[Stored records]
[BEGIN]
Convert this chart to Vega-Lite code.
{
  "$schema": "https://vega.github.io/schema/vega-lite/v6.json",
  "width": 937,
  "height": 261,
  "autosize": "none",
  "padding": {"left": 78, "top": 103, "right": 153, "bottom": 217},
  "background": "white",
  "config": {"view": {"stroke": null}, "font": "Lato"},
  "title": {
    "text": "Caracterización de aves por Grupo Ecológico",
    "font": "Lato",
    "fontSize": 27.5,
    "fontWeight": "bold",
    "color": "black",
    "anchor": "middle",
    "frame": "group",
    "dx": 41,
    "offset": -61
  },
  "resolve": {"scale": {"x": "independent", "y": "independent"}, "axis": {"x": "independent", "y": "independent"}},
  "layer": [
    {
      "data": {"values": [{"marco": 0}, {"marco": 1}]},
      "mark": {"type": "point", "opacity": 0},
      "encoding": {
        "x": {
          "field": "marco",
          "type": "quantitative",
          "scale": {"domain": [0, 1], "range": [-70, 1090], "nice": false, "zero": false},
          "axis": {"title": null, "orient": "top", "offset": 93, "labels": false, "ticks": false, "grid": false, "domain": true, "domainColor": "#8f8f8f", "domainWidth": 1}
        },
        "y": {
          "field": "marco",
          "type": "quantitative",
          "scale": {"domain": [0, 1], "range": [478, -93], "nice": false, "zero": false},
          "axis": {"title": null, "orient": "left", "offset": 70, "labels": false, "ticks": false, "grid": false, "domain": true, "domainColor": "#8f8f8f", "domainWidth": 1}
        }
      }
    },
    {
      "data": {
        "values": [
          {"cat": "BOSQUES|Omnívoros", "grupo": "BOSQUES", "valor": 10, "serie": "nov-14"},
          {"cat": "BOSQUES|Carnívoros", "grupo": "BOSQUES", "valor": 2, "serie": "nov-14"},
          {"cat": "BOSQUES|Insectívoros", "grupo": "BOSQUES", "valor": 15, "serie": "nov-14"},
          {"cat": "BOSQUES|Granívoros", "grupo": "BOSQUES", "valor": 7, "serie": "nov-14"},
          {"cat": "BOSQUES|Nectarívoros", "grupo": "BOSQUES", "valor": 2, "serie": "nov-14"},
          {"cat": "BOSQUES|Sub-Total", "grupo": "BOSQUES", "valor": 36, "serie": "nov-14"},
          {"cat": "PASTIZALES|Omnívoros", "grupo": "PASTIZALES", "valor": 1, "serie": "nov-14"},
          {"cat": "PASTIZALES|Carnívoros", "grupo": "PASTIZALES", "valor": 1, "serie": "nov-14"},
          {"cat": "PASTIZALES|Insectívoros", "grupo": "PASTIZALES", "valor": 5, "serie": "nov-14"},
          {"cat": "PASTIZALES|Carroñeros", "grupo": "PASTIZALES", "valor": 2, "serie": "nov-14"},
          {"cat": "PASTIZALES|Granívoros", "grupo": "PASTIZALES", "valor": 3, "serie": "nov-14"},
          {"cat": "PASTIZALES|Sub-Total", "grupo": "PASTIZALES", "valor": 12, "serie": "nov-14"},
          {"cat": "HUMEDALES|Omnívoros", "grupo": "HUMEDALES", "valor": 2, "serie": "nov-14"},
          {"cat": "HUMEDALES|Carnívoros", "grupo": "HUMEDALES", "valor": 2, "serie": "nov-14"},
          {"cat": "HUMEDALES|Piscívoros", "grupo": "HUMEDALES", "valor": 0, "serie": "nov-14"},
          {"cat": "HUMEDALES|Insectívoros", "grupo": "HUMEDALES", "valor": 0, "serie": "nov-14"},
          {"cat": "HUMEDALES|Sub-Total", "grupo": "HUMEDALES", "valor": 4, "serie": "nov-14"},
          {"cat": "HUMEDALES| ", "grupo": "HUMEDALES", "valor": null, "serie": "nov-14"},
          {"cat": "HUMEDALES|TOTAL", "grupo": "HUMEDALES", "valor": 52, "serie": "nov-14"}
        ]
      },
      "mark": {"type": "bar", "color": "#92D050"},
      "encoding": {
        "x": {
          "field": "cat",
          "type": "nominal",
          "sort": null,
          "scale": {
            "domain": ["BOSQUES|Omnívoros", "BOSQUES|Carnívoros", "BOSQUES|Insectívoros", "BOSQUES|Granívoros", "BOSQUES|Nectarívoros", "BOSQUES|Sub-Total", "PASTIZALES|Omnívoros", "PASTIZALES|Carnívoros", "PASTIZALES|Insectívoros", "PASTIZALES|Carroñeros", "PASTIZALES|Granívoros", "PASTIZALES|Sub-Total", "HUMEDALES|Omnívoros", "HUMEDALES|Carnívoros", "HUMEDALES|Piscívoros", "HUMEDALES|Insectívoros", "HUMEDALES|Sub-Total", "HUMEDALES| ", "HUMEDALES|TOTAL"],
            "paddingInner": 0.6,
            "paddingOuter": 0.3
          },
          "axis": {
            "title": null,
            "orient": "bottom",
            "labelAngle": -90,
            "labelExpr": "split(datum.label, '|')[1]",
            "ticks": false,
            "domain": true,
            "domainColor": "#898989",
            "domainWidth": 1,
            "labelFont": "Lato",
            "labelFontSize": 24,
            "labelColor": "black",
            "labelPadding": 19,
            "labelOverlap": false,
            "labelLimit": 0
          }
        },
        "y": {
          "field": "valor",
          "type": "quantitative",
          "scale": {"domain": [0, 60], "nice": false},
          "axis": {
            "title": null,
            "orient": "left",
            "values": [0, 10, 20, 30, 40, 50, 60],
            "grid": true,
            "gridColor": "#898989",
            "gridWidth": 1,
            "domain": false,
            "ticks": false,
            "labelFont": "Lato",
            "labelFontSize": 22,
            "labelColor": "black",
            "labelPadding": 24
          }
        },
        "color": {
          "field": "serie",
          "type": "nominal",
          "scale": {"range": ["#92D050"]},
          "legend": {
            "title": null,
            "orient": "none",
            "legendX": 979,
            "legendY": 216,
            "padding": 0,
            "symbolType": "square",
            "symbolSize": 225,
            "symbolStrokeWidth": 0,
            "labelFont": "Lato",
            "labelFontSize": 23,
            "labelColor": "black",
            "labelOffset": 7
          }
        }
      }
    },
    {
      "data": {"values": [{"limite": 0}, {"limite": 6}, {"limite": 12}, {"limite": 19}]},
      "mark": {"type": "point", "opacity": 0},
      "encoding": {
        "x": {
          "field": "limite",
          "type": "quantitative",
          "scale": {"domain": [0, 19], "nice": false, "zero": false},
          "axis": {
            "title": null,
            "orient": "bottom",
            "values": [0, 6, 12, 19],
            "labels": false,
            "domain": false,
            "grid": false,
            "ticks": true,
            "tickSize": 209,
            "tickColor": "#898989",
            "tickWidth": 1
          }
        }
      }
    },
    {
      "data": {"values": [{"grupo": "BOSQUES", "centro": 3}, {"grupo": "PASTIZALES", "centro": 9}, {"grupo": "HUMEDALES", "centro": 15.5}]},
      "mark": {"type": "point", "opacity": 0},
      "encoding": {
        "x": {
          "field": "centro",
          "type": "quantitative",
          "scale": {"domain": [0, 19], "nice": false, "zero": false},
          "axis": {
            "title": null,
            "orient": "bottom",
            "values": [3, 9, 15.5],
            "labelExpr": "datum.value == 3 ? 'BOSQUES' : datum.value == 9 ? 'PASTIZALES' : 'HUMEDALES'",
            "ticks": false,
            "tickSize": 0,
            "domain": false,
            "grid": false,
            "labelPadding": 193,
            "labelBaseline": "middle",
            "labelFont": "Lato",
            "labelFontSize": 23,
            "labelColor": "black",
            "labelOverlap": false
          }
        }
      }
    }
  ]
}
[END]
[BEGIN]
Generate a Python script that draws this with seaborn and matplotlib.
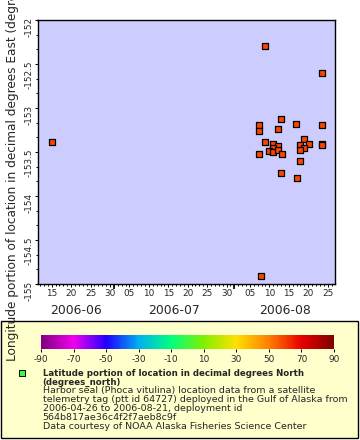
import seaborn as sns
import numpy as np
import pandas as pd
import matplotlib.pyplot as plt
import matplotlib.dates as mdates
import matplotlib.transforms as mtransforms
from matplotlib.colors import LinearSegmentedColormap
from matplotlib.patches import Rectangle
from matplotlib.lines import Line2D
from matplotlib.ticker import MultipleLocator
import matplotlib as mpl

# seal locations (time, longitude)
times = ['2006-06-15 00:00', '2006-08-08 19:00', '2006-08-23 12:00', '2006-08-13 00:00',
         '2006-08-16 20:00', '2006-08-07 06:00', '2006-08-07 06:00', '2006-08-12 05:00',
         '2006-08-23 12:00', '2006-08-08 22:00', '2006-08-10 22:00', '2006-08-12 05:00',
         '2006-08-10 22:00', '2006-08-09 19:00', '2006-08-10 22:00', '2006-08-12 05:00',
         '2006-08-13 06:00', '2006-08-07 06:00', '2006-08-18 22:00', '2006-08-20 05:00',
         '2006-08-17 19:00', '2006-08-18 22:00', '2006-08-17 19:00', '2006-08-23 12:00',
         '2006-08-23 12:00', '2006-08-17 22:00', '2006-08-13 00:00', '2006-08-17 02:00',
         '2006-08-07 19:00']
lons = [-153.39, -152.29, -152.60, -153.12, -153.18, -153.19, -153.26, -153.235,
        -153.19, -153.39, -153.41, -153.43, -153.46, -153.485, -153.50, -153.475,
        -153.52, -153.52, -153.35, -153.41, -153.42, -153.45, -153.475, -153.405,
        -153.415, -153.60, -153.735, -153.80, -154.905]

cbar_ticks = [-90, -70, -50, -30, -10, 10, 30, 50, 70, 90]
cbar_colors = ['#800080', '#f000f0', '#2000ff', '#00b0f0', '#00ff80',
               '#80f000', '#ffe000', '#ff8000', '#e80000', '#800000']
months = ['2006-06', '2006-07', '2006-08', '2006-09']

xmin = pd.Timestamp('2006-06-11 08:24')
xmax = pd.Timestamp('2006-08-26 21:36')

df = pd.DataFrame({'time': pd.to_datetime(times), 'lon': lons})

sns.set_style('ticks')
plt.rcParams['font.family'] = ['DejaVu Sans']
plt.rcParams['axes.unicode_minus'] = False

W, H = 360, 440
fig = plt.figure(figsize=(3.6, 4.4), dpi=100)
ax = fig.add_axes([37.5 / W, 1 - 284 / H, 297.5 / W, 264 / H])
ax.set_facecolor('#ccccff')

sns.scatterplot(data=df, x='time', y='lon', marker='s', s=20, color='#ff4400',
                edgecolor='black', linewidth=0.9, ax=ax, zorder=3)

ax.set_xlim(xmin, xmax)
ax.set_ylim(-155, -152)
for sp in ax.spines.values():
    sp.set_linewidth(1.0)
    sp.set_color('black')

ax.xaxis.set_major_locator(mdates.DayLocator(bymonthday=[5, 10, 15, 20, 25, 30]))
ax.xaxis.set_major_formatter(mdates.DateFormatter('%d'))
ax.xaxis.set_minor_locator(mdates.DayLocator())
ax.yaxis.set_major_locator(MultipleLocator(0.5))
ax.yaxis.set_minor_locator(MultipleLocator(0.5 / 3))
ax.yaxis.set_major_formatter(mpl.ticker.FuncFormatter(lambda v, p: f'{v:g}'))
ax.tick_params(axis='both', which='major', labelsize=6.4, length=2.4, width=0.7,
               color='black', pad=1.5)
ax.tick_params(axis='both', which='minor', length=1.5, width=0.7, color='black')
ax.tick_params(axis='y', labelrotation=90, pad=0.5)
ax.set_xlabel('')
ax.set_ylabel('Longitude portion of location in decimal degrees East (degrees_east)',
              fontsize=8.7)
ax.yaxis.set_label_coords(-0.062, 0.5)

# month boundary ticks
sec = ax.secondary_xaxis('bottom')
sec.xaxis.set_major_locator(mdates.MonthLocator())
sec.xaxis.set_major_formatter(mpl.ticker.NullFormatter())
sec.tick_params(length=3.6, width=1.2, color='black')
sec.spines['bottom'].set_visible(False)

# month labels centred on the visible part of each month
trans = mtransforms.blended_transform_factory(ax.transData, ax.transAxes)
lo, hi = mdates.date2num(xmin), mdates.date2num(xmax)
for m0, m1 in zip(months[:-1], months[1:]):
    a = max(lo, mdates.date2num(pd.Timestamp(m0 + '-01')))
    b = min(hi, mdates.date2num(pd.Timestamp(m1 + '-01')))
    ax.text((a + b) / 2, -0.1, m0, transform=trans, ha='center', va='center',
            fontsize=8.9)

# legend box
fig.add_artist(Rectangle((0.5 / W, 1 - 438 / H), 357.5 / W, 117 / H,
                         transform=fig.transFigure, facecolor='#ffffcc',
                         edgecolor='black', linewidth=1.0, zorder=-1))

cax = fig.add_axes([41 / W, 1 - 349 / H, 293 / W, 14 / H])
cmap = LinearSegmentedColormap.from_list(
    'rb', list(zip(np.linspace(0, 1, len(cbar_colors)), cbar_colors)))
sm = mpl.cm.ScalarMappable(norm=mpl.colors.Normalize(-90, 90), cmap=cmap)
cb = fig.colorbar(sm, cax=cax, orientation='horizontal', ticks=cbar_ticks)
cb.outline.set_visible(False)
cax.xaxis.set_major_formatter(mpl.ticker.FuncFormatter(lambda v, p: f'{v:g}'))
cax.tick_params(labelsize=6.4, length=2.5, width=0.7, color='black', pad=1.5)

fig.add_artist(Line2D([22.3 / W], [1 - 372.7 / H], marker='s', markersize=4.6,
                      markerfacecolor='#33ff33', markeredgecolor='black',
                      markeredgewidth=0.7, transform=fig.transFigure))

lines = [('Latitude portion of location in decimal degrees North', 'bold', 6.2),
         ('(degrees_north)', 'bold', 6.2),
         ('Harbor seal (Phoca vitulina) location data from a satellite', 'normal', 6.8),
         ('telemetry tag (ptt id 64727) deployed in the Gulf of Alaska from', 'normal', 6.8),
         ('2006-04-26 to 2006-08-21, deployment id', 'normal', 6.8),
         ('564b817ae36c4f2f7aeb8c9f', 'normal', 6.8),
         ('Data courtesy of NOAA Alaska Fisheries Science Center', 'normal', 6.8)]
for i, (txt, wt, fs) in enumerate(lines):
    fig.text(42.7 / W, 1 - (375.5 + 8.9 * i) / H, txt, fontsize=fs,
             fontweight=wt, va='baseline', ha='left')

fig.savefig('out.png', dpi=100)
[END]
[BEGIN]
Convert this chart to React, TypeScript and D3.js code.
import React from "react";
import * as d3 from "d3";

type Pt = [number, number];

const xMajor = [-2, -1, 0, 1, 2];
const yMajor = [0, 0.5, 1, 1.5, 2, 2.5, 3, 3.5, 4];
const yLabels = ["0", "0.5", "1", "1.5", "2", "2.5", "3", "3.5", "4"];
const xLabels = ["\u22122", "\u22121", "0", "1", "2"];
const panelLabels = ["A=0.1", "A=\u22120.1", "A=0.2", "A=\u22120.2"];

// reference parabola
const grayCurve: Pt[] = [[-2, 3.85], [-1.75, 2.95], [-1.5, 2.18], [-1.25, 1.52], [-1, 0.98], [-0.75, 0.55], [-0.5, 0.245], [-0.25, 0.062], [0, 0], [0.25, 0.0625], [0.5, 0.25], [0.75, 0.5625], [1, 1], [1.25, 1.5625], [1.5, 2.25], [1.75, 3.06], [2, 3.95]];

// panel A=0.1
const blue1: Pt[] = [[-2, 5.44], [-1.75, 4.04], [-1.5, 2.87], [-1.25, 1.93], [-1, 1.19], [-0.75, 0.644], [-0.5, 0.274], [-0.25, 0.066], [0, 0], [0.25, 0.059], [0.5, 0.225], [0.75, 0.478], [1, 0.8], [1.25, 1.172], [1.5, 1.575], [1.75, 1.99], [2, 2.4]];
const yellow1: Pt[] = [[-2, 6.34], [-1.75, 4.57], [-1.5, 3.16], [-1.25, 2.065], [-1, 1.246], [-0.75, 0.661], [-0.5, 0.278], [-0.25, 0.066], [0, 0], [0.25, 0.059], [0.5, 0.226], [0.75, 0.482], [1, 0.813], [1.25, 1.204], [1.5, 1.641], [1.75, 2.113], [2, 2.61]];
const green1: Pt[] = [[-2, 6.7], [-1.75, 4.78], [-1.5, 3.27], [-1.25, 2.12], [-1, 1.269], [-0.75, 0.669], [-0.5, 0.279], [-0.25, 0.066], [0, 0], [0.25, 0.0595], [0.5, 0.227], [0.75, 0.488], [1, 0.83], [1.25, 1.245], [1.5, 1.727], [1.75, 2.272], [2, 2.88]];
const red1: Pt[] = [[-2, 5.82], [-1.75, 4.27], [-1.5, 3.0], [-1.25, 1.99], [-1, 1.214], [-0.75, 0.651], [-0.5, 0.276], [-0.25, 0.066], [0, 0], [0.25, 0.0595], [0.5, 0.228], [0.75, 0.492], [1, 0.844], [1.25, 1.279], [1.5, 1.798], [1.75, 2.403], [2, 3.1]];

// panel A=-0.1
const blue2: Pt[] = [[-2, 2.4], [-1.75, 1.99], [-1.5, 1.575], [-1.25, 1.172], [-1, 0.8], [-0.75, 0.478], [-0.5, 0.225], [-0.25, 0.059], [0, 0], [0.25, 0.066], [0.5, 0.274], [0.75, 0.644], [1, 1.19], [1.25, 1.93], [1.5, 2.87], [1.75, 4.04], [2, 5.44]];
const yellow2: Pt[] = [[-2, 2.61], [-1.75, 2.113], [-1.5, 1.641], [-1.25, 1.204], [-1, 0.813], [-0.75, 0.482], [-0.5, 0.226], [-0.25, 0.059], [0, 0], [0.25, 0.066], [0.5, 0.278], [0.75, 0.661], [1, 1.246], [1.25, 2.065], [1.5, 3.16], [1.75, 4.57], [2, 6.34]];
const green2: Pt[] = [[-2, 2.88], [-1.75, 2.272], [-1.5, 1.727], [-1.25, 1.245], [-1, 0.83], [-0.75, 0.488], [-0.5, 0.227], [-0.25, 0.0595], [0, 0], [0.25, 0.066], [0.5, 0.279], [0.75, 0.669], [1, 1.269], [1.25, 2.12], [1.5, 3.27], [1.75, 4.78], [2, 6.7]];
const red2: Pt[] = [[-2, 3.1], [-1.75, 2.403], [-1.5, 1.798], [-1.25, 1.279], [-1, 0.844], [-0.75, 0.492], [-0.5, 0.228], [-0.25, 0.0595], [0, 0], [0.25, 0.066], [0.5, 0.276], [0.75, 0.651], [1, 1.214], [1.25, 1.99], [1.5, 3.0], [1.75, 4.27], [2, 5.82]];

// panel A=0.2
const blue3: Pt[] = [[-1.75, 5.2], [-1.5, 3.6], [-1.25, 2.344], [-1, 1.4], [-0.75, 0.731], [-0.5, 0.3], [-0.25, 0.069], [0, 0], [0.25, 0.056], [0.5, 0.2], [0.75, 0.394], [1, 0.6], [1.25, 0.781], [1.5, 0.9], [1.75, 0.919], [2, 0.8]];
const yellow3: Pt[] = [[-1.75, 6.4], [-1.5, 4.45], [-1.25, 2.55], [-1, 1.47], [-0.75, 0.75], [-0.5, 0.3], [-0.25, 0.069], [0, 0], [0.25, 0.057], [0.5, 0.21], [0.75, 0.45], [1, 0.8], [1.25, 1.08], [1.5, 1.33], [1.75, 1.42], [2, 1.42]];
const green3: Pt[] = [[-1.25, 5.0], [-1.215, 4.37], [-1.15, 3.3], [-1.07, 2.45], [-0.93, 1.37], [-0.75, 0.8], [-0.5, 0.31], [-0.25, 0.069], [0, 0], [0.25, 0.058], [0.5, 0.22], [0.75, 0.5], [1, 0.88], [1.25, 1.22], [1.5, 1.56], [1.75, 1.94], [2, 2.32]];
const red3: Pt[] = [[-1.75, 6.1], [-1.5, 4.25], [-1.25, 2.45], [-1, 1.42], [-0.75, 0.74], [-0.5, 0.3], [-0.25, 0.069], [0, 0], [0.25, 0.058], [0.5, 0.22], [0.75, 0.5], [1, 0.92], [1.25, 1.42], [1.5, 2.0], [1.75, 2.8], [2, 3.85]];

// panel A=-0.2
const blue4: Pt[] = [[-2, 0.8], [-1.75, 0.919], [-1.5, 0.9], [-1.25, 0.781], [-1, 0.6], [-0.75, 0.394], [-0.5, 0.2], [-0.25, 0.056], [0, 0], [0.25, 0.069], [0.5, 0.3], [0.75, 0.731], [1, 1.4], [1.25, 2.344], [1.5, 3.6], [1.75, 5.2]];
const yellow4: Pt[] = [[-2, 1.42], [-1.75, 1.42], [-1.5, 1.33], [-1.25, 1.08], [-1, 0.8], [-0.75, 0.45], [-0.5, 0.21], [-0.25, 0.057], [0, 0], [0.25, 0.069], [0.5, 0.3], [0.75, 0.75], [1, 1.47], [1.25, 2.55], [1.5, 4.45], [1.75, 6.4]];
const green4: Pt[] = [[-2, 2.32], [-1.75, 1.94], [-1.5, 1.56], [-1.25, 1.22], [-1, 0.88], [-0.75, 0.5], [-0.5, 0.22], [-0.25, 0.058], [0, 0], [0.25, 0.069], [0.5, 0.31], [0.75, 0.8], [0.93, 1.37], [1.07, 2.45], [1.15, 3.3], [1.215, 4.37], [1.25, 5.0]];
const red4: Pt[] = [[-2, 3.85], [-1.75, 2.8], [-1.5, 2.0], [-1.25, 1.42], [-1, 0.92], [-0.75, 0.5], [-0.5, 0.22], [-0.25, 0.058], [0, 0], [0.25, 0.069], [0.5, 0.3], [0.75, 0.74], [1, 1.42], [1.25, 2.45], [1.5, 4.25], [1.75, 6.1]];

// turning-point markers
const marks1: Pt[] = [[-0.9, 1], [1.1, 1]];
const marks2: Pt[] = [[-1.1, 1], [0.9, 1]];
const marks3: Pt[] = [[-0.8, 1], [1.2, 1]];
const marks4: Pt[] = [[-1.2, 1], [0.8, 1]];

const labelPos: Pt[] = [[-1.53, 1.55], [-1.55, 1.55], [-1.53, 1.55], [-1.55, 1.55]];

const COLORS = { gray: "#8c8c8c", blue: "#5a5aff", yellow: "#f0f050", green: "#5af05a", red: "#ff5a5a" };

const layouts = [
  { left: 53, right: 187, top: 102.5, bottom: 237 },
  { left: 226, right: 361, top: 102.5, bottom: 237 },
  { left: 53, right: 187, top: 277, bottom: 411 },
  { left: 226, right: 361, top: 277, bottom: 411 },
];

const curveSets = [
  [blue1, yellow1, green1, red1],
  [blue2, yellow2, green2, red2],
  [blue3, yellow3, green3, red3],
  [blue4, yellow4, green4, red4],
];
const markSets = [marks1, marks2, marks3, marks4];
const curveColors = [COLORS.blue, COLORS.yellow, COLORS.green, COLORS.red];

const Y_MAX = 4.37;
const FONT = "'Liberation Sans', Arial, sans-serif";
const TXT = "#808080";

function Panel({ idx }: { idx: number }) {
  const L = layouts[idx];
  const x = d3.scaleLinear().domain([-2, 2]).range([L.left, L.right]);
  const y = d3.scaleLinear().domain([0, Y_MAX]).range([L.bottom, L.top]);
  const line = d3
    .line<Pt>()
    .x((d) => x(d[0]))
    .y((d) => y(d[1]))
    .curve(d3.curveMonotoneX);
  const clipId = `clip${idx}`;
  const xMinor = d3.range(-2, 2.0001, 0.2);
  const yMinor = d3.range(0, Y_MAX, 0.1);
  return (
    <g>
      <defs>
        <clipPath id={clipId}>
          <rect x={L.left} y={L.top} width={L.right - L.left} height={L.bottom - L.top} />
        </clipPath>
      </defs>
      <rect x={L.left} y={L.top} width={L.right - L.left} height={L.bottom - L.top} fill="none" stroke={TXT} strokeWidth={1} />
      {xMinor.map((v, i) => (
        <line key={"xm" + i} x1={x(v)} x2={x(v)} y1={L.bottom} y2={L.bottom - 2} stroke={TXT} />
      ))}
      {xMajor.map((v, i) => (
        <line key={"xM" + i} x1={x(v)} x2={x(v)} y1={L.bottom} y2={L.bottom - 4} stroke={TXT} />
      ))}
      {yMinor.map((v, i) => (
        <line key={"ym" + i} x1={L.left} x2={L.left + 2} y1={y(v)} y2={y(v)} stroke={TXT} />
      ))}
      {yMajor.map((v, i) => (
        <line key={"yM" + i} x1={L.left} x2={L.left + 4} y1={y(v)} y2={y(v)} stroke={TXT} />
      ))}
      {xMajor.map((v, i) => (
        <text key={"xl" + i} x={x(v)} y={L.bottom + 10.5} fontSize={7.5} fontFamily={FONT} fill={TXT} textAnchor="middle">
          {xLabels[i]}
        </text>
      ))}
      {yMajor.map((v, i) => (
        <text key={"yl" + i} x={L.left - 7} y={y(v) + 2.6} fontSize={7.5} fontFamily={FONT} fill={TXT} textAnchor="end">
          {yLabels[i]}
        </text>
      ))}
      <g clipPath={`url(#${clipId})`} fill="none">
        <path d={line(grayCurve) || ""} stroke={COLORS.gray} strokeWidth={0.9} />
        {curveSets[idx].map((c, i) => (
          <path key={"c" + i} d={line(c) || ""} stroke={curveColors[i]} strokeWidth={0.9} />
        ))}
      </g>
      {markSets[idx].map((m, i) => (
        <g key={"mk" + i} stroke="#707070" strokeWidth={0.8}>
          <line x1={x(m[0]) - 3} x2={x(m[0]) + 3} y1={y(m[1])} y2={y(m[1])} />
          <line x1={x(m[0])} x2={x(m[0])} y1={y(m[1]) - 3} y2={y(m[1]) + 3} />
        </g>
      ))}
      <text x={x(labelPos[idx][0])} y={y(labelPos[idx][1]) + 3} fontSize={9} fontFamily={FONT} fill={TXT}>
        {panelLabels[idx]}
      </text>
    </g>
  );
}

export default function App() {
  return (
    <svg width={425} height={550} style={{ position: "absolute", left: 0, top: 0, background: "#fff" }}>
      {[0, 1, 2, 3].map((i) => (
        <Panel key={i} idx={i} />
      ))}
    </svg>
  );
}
[END]
■ Problem details ■
Include both the line containing "Generate a Python" and the line containing "import matplotlib as mpl" when you write out everything between them, exactly. Leave the pictures out.

■ Response ■
Generate a Python script that draws this with seaborn and matplotlib.
import seaborn as sns
import numpy as np
import pandas as pd
import matplotlib.pyplot as plt
import matplotlib.dates as mdates
import matplotlib.transforms as mtransforms
from matplotlib.colors import LinearSegmentedColormap
from matplotlib.patches import Rectangle
from matplotlib.lines import Line2D
from matplotlib.ticker import MultipleLocator
import matplotlib as mpl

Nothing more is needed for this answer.